OPINION:
In July, the Consumer Financial Protection Bureau (CFPB) formally begins operations. Republicans oppose President Obama’s top choice, Elizabeth Warren, to head the new bureau, which should not have been created in the first place. The CFPB will drive up prices, but won’t actually protect consumers.
Consider first the sheer implausibility of this “reform.” Consumers who feel they are being ripped off by powerful forces are looking to Washington politicians to save them? Since when does anything coming out of Washington resemble integrity and financial prudence? The CFPB’s own website makes that point.
“If you’ve ever applied for a credit card, a student loan, or a mortgage, you may have felt like you were signing your name to pages of incomprehensible fine print - and weren’t quite sure what was in there.” This is an ironic plug for the bureau, since the 2010 Dodd-Frank Act that created it was a 2,300-page piece of legislation that few lawmakers actually read cover to cover - and the impact of which is still being debated.
This is also not the first time government has rolled up its sleeves and promised to protect hapless citizens from rapacious businessmen. (This time, they mean it!). After the Enron, Tyco and other accounting scandals, the 2002 Sarbanes-Oxley Act imposed tough new reporting requirements on businesses. In addition, the Securities and Exchange Commission (SEC) enjoyed average funding increases of 11.3 percent (not adjusted for inflation) per year during the George W. Bush administration. And what was the result of these tough new rules and extra funding for enforcement?
Bernie Madoff managed to pull off an outrageous Ponzi scheme, bilking $50 billion from investors, even though private players such as Harry Markopolos were writing letters to the SEC since 1999 warning about him. It’s also important to remember that a crack team of government regulators did not stop Madoff, who was arrested only after his own sons turned him in. As the Madoff episode confirms, just because the government throws money at the problem and passes an impressive new law with sweeping powers doesn’t mean things will actually improve.
After the fact, it’s obvious that many consumers ended up taking out mortgages they never should have gotten in the first place. But why would a CFPB have stopped that practice had it existed a decade ago? Both former Federal Reserve chairman Alan Greenspan and current chairman Ben S. Bernanke publicly denied the existence of a housing bubble, even when it was well under way and many economists in the private sector could tell a crash was brewing.
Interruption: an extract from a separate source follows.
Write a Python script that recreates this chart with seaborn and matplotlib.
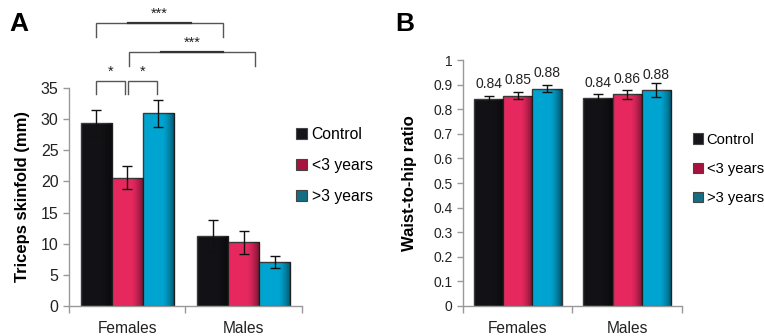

The CFPB’s proposed interventions into the consumer financial market may sound nice in theory, but will yield unintended consequences. For example, a 2009 rule bans credit card companies from “arbitrarily” raising the interest rate on carried balances for customers who haven’t missed a payment. This rule will be enforced by the new CFPB when it becomes operational. Although nobody likes seeing finance charges go up, the rule means credit card companies will have less flexibility when they think conditions warrant a rise in rates. Consequently, these companies will either charge higher initial rates, give smaller credit lines than they otherwise would have, or cut rewards programs, which many have already done.
The ultimate solution to potentially greedy businesses is the discipline of market competition. If the government really wanted financial behemoths to avoid a repetition of the scandalously lax lending policies of the housing-bubble years, then the Treasury and Federal Reserve wouldn’t have bailed them out. In practice, the lesson for major players was this: During the next boom, make as much money as possible in the short term, not worrying about risk. Then if things blow up, hope that you’ve got enough friends in Washington to have taxpayers cover your debts.
It’s naive to think a new federal bureau - whether headed by Elizabeth Warren or another Mother Teresa - will successfully avoid future crises and stay one step ahead of unscrupulous players. The best bet for consumers is to educate themselves and be prudent in spending and borrowing. The lesson for the feds is to learn from history and let the market weed out unscrupulous firms.
Robert P. Murphy is a senior fellow in business and economic studies for the Pacific Research Institute.